PFTrack Documentation Node Reference  

Photo Mesh

Usage  |  Controls

The Photo Mesh user interface

The Photo Mesh node can be used to convert a dense point cloud (generated by the Photo Cloud node) into triangular mesh, complete with texture, normal, occlusion and displacement maps. These texture maps are attached to the mesh and passed down-stream where they can be exported using the Scene Export node.

Usage

Once a dense point cloud has been generated by the Photo Cloud node, it should be attached to the first input of the Photo Mesh node. Any additional cameras used to generate the dense point cloud can also be attached to assist with texturing operations.

The bounding box of the mesh can be adjusted in the Viewer windows using the Edit button. This may correspond to the entire dense point cloud, or can be reduced to focus on a specific area of the scene if desired.

Low and medium resolution meshes can be generated faster than high resolution meshes, and require less RAM, but may not be able to represent all the details present in the dense point cloud. The amount of RAM required to generate high resolution meshes can increase significantly. For this reason, it is recommended to free as much RAM as possible (for example, by clearing the RAM cache before processing) to avoid running out of memory.

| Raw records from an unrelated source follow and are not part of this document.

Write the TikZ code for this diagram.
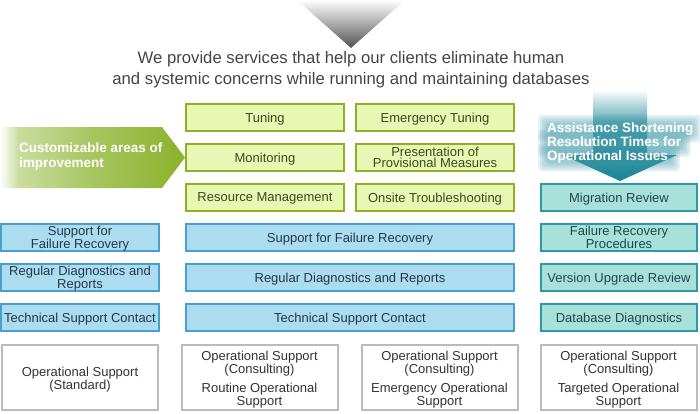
\documentclass[tikz,border=0pt]{standalone}
\usepackage{fontspec}
\setmainfont{Liberation Sans}
\definecolor{gfill}{HTML}{E8F7B4}
\definecolor{gborder}{HTML}{8FB024}
\definecolor{gtext}{HTML}{3C4A1A}
\definecolor{bfill}{HTML}{ACDCF0}
\definecolor{bborder}{HTML}{4AA0CC}
\definecolor{btext}{HTML}{243848}
\definecolor{tfill}{HTML}{A8E0DA}
\definecolor{tborder}{HTML}{2A9AA6}
\definecolor{ttext}{HTML}{1E4850}
\definecolor{grayborder}{HTML}{BBBBBB}
\definecolor{graytext}{HTML}{333333}
\definecolor{headtext}{HTML}{444444}
\definecolor{arrowgreen}{HTML}{8AB22A}
\definecolor{arrowteal}{HTML}{1C8696}
\pgfdeclarehorizontalshading{greenarrowshade}{100bp}{color(0bp)=(white); color(25bp)=(white); color(30bp)=(arrowgreen!45); color(50bp)=(arrowgreen!75); color(75bp)=(arrowgreen); color(100bp)=(arrowgreen)}
\pgfdeclareverticalshading{tealarrowshade}{100bp}{color(0bp)=(arrowteal); color(25bp)=(arrowteal); color(42bp)=(arrowteal!90); color(58bp)=(arrowteal!68); color(69bp)=(arrowteal!25); color(75bp)=(white); color(100bp)=(white)}
\begin{document}
\begin{tikzpicture}[x=1pt,y=-1pt,
  boxfont/.style={font=\fontsize{13}{11.5}\selectfont},
  basebox/.style={boxfont, line width=2pt, inner sep=0pt, align=center, text depth=0pt},
  gbox/.style={basebox, draw=gborder, fill=gfill, text=gtext, minimum width=158pt, minimum height=27pt},
  bbox/.style={basebox, draw=bborder, fill=bfill, text=btext, minimum width=158pt, minimum height=27pt},
  bwide/.style={bbox, minimum width=328pt},
  tbox/.style={basebox, draw=tborder, fill=tfill, text=ttext, minimum width=156pt, minimum height=27pt},
  graybox/.style={draw=grayborder, fill=white, line width=2pt, minimum width=156pt, minimum height=65pt, inner sep=0pt},
  graylabel/.style={boxfont, text=graytext, align=center, inner sep=0pt, text depth=0pt},
  arrowlabel/.style={font=\fontsize{13.5}{14.3}\selectfont\bfseries, align=left, inner sep=0pt, anchor=west, text=white},
  tealglow/.style={fill=arrowteal!85, opacity=0.13, rounded corners=4pt},
]
\useasboundingbox (0,0) rectangle (700,413);

% top gray triangle
\shade[top color=white, bottom color=black!68] (297,0) -- (405,0) -- (351,48) -- cycle;
\node[font=\fontsize{16.7}{21.5}\selectfont, text=headtext, align=center, inner sep=0pt] (head) at (351,69.5)
  {We provide services that help our clients eliminate human\\and systemic concerns while running and maintaining databases};

% green arrow
\shade[shading=greenarrowshade] (0,127) -- (162,127) -- (185,157.5) -- (162,188) -- (0,188) -- cycle;
\node[arrowlabel] (custom) at (19,156.5) {Customizable areas of\\improvement};

% teal arrow
\shade[shading=tealarrowshade] (593,90) -- (647,90) -- (647,155) -- (677,155) -- (620,181) -- (563,155) -- (593,155) -- cycle;
\foreach \yc/\xr in {128.5/693, 143/683, 157.5/672} {
  \foreach \d in {0,2,4,6,8} {
    \fill[tealglow] (546-\d, \yc-6-\d) rectangle (\xr+\d, \yc+6+\d);
  }
}
\node[arrowlabel] (assist) at (547,143) {Assistance Shortening\\Resolution Times for\\Operational Issues};

% green boxes
\node[gbox] (tuning) at (265,117.5) {Tuning};
\node[gbox] (monitor) at (265,157.5) {Monitoring};
\node[gbox] (resource) at (265,197.5) {Resource Management};
\node[gbox] (emerg) at (435,117.5) {Emergency Tuning};
\node[gbox] (present) at (435,157.5) {Presentation of\\Provisional Measures};
\node[gbox] (onsite) at (435,197.5) {Onsite Troubleshooting};

% teal boxes
\node[tbox] (migr) at (619,197.5) {Migration Review};
\node[tbox] (frp) at (619,237.5) {Failure Recovery\\Procedures};
\node[tbox] (vur) at (619,277.5) {Version Upgrade Review};
\node[tbox] (dbd) at (619,317.5) {Database Diagnostics};

% blue boxes left
\node[bbox] (sfr1) at (80,237.5) {Support for\\Failure Recovery};
\node[bbox] (rdr1) at (80,277.5) {Regular Diagnostics and\\Reports};
\node[bbox] (tsc1) at (80,317.5) {Technical Support Contact};

% blue boxes middle
\node[bwide] (sfr2) at (350,237.5) {Support for Failure Recovery};
\node[bwide] (rdr2) at (350,277.5) {Regular Diagnostics and Reports};
\node[bwide] (tsc2) at (350,317.5) {Technical Support Contact};

% gray boxes
\node[graybox] (g1) at (80,377.5) {};
\node[graybox] (g2) at (259.5,377.5) {};
\node[graybox] (g3) at (439.5,377.5) {};
\node[graybox] (g4) at (618.5,377.5) {};
\node[graylabel] (g1a) at (80,378) {Operational Support\\(Standard)};
\node[graylabel] (g2a) at (259.5,362) {Operational Support\\(Consulting)};
\node[graylabel] (g2b) at (259.5,394) {Routine Operational\\Support};
\node[graylabel] (g3a) at (439.5,362) {Operational Support\\(Consulting)};
\node[graylabel] (g3b) at (439.5,394) {Emergency Operational\\Support};
\node[graylabel] (g4a) at (618.5,362) {Operational Support\\(Consulting)};
\node[graylabel] (g4b) at (618.5,394) {Targeted Operational\\Support};
\end{tikzpicture}
\end{document}
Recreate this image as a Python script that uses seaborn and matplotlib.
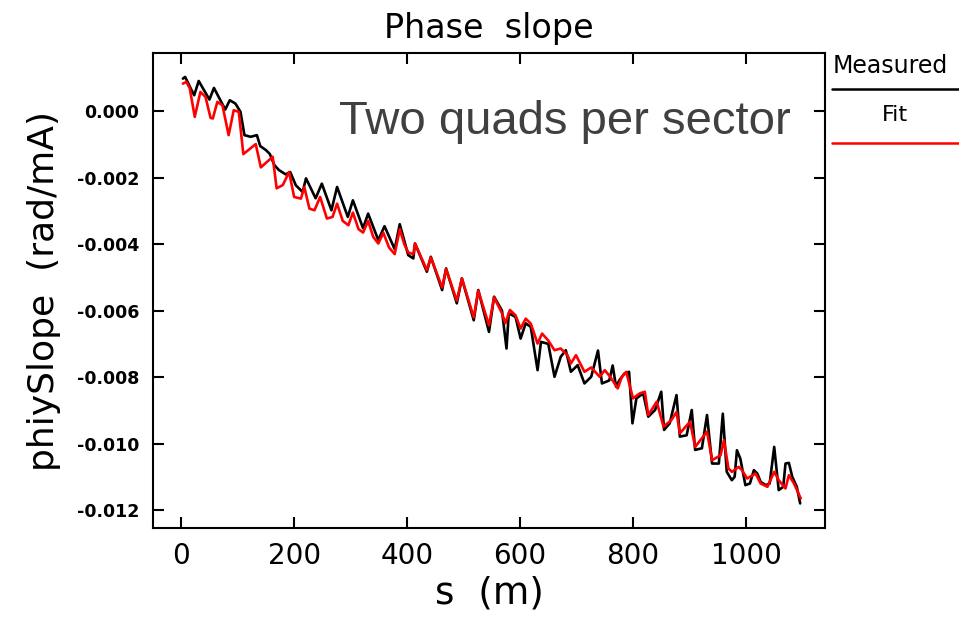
import matplotlib
matplotlib.use("Agg")
import matplotlib.pyplot as plt
from matplotlib.lines import Line2D
import seaborn as sns
import pandas as pd

# measured phase slope (black)
meas_s = [3, 7, 17, 23, 31, 50, 58, 78, 86, 96, 105, 112, 123, 134, 140, 150, 157, 165, 173, 185,
          193, 203, 215, 221, 238, 249, 266, 276, 295, 304, 322, 331, 349, 360, 378, 387, 402, 411,
          414, 435, 442, 462, 469, 488, 497, 518, 526, 545, 554, 568, 576, 580, 592, 601, 610, 619,
          631, 637, 650, 661, 672, 681, 690, 702, 714, 726, 738, 745, 758, 764, 770, 776, 785, 793,
          799, 806, 818, 827, 839, 850, 855, 865, 877, 883, 895, 904, 910, 922, 931, 940, 952, 959,
          966, 975, 980, 984, 990, 999, 1007, 1014, 1020, 1026, 1035, 1042, 1050, 1058, 1066, 1070,
          1076, 1082, 1090, 1096]
meas_val = [0.00098, 0.00103, 0.00068, 0.00048, 0.00091, 0.00035, 0.00070, 0.00005, 0.00033, 0.00023,
            -0.00002, -0.00072, -0.00077, -0.00072, -0.00105, -0.00117, -0.00129, -0.00162, -0.00177,
            -0.00190, -0.00183, -0.00223, -0.00243, -0.00202, -0.00262, -0.00218, -0.00298, -0.00228,
            -0.00318, -0.00268, -0.00352, -0.00308, -0.00388, -0.00346, -0.00415, -0.00340, -0.00433,
            -0.00443, -0.00398, -0.00483, -0.00438, -0.00538, -0.00473, -0.00578, -0.00503, -0.00629,
            -0.00538, -0.00664, -0.00558, -0.00600, -0.00714, -0.00608, -0.00619, -0.00684, -0.00638,
            -0.00649, -0.00779, -0.00694, -0.00700, -0.00799, -0.00739, -0.00719, -0.00784, -0.00764,
            -0.00819, -0.00799, -0.00720, -0.00819, -0.00810, -0.00765, -0.00829, -0.00809, -0.00789,
            -0.00784, -0.00939, -0.00864, -0.00849, -0.00919, -0.00899, -0.00844, -0.00959, -0.00939,
            -0.00854, -0.00979, -0.00975, -0.00899, -0.01019, -0.01014, -0.00914, -0.01060, -0.01060,
            -0.00910, -0.01085, -0.01110, -0.01100, -0.01020, -0.01045, -0.01125, -0.01120, -0.01080,
            -0.01090, -0.01115, -0.01125, -0.01120, -0.01010, -0.01140, -0.01130, -0.01060, -0.01058,
            -0.01100, -0.01130, -0.01180]

# model fit (red)
fit_s = [3, 9, 15, 24, 34, 43, 52, 56, 64, 73, 84, 93, 102, 110, 132, 141, 162, 169, 180, 191,
         200, 212, 218, 227, 236, 246, 258, 268, 276, 286, 296, 304, 314, 322, 331, 340, 349, 358,
         368, 378, 387, 395, 402, 411, 414, 435, 442, 462, 469, 488, 497, 518, 526, 545, 554, 568,
         574, 582, 592, 601, 610, 619, 631, 639, 650, 661, 672, 684, 690, 699, 714, 726, 741, 750,
         760, 773, 780, 788, 800, 812, 821, 827, 842, 854, 868, 877, 883, 901, 910, 931, 940, 955,
         961, 969, 975, 987, 993, 1002, 1017, 1026, 1038, 1050, 1058, 1070, 1076, 1085, 1097]
fit_val = [0.00083, 0.00088, 0.00070, -0.00017, 0.00058, 0.00043, -0.00020, -0.00022, 0.00028,
           0.00018, -0.00072, 0.00003, -0.00002, -0.00129, -0.00099, -0.00169, -0.00137, -0.00232,
           -0.00222, -0.00183, -0.00258, -0.00263, -0.00228, -0.00293, -0.00298, -0.00258, -0.00323,
           -0.00318, -0.00278, -0.00330, -0.00343, -0.00305, -0.00355, -0.00365, -0.00330, -0.00378,
           -0.00398, -0.00366, -0.00410, -0.00430, -0.00355, -0.00400, -0.00425, -0.00430, -0.00398,
           -0.00478, -0.00440, -0.00530, -0.00475, -0.00570, -0.00503, -0.00620, -0.00540, -0.00644,
           -0.00560, -0.00608, -0.00638, -0.00598, -0.00614, -0.00654, -0.00624, -0.00639, -0.00699,
           -0.00669, -0.00690, -0.00719, -0.00714, -0.00734, -0.00759, -0.00734, -0.00784, -0.00771,
           -0.00799, -0.00779, -0.00800, -0.00834, -0.00800, -0.00784, -0.00864, -0.00849, -0.00844,
           -0.00914, -0.00874, -0.00949, -0.00929, -0.00905, -0.00969, -0.00934, -0.01010, -0.00964,
           -0.01050, -0.01035, -0.00990, -0.01075, -0.01085, -0.01070, -0.01080, -0.01105, -0.01090,
           -0.01120, -0.01130, -0.01085, -0.01110, -0.01135, -0.01095, -0.01120, -0.01165]

x_ticks = [0, 200, 400, 600, 800, 1000]
y_ticks = [0.000, -0.002, -0.004, -0.006, -0.008, -0.010, -0.012]

meas = pd.DataFrame({"s": meas_s, "val": meas_val})
fit = pd.DataFrame({"s": fit_s, "val": fit_val})

sns.set_style("ticks")
plt.rcParams["font.family"] = ["DejaVu Sans"]
plt.rcParams.update({"text.color": "black", "axes.labelcolor": "black", "axes.edgecolor": "black",
                     "xtick.color": "black", "ytick.color": "black"})

fig = plt.figure(figsize=(9.59, 6.24), dpi=100)
ax = fig.add_axes([0.1595, 0.1538, 0.7008, 0.7612])

sns.lineplot(data=meas, x="s", y="val", color="black", linewidth=1.9, estimator=None, ax=ax)
sns.lineplot(data=fit, x="s", y="val", color="#ff0000", linewidth=1.9, estimator=None, ax=ax)

ax.set_xlim(-50, 1140)
ax.set_ylim(-0.01254, 0.00175)
ax.set_xticks(x_ticks)
ax.set_xticklabels([str(t) for t in x_ticks], fontsize=20)
ax.set_yticks(y_ticks)
ax.set_yticklabels([f"{t:.3f}" for t in y_ticks], fontsize=12.5, fontweight="bold")
ax.tick_params(direction="in", length=8, width=1.5, top=True, right=True, pad=10)
for sp in ax.spines.values():
    sp.set_linewidth(1.5)
    sp.set_visible(True)

ax.set_xlabel("s  (m)", fontsize=27, labelpad=4)
ax.set_ylabel("phiySlope  (rad/mA)", fontsize=26, labelpad=11)
ax.set_title("Phase  slope", fontsize=24, pad=11)

ax.text(0.613, 0.855, "Two quads per sector", transform=ax.transAxes, ha="center", va="center",
        fontsize=34, color="#404040", family="Liberation Sans")

# IDL-style legend at the right
fig.text(0.868, 0.895, "Measured", fontsize=17, ha="left", va="center")
fig.add_artist(Line2D([0.868, 1.0], [0.857, 0.857], color="black", linewidth=1.8))
fig.text(0.933, 0.815, "Fit", fontsize=16, ha="center", va="center")
fig.add_artist(Line2D([0.868, 1.0], [0.771, 0.771], color="#ff0000", linewidth=1.8))

fig.savefig("out.png", dpi=100)
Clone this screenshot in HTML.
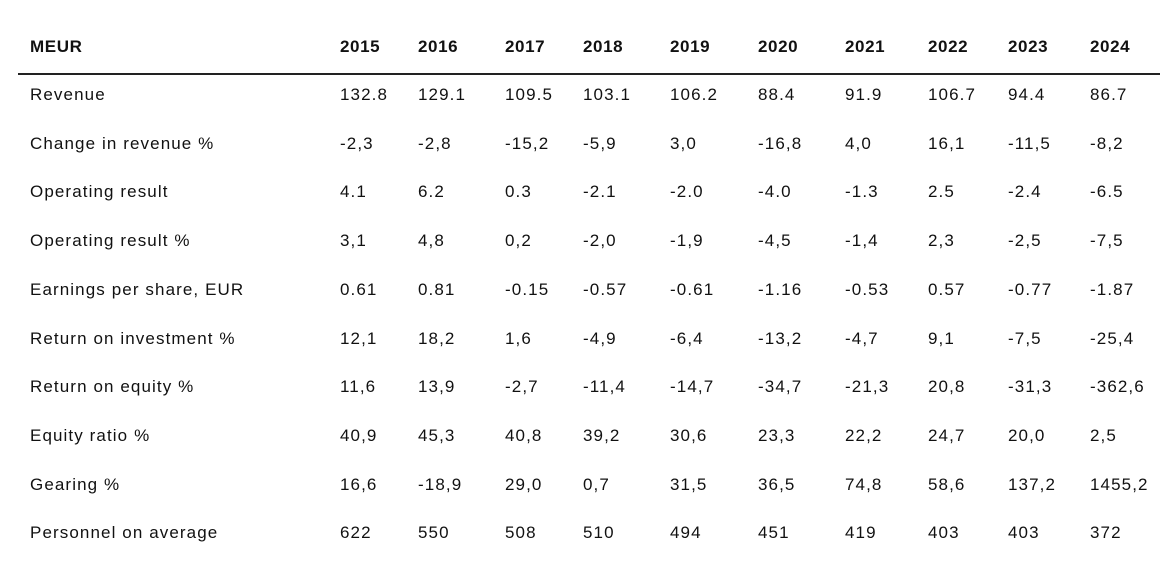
<!DOCTYPE html>
<html><head><meta charset="utf-8"><style>
body{margin:0;width:1175px;height:578px;background:#fff;font-family:"Liberation Sans",sans-serif;color:#111;position:relative;overflow:hidden}
.c{position:absolute;font-size:17px;white-space:nowrap;line-height:20px;letter-spacing:1.1px}
.h{font-weight:bold;letter-spacing:0.6px}
#rule{position:absolute;left:18px;top:73px;width:1142px;height:2px;background:#222}
</style></head><body>
<div id="rule"></div>
<div id="t"></div>
<script>
const years=["2015","2016","2017","2018","2019","2020","2021","2022","2023","2024"];
const labels=["Revenue","Change in revenue %","Operating result","Operating result %","Earnings per share, EUR","Return on investment %","Return on equity %","Equity ratio %","Gearing %","Personnel on average"];
const rows=[
["132.8","129.1","109.5","103.1","106.2","88.4","91.9","106.7","94.4","86.7"],
["-2,3","-2,8","-15,2","-5,9","3,0","-16,8","4,0","16,1","-11,5","-8,2"],
["4.1","6.2","0.3","-2.1","-2.0","-4.0","-1.3","2.5","-2.4","-6.5"],
["3,1","4,8","0,2","-2,0","-1,9","-4,5","-1,4","2,3","-2,5","-7,5"],
["0.61","0.81","-0.15","-0.57","-0.61","-1.16","-0.53","0.57","-0.77","-1.87"],
["12,1","18,2","1,6","-4,9","-6,4","-13,2","-4,7","9,1","-7,5","-25,4"],
["11,6","13,9","-2,7","-11,4","-14,7","-34,7","-21,3","20,8","-31,3","-362,6"],
["40,9","45,3","40,8","39,2","30,6","23,3","22,2","24,7","20,0","2,5"],
["16,6","-18,9","29,0","0,7","31,5","36,5","74,8","58,6","137,2","1455,2"],
["622","550","508","510","494","451","419","403","403","372"]];
const colX=[340,418,505,583,670,758,845,928,1008,1090];
const t=document.getElementById('t');
function cell(txt,x,y,cls,name){const d=document.createElement('div');d.className='c '+cls;d.style.left=x+'px';d.style.top=(y-9)+'px';d.textContent=txt;


t.appendChild(d);}
cell("MEUR",30,46,"h","header-meur");
years.forEach((y,i)=>cell(y,colX[i],46,"h","header-"+y));
labels.forEach((l,r)=>{const y=94+r*48.7;
cell(l,30,y,"","row-label-"+r);
rows[r].forEach((v,i)=>cell(v,colX[i],y,"","cell-"+r+"-"+years[i]));});
</script>
</body></html>
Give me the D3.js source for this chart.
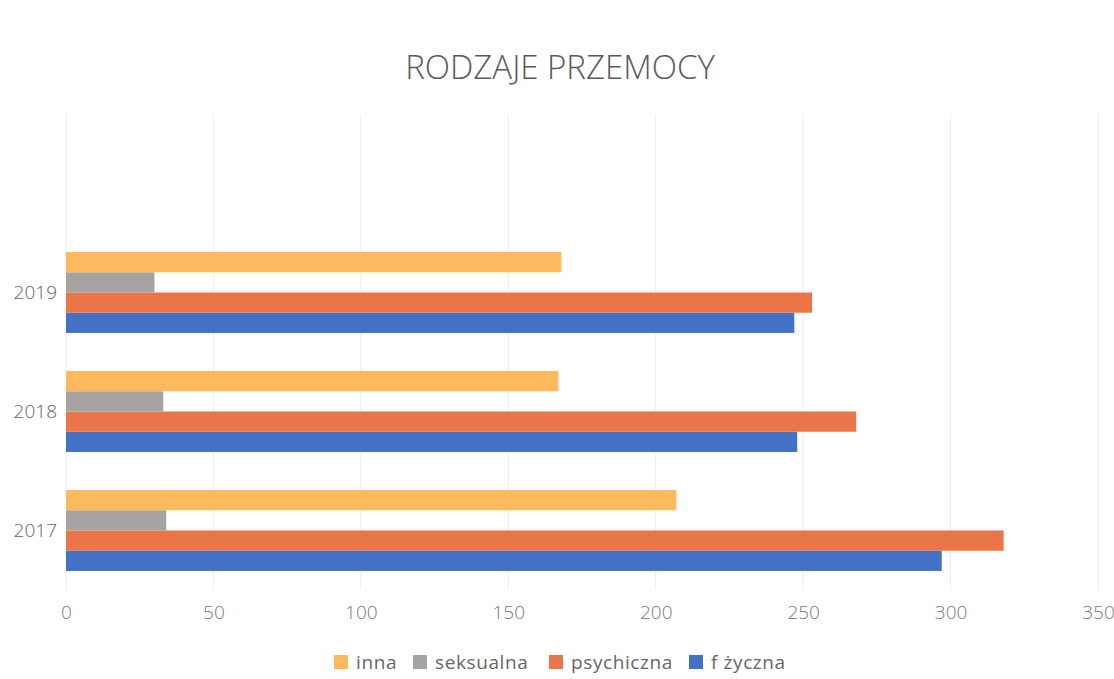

The images below illustrate the different results obtained using different mesh resolutions (all meshes in this case were generated from the same set dense point cloud). The meshes contain between 675K and 6.1M triangles, and finer details can clearly be seen as resolution increases. Note that depending on the depth map quality, increasing the mesh resolution to High may also mean noise is mistaken for detail when constructing the mesh.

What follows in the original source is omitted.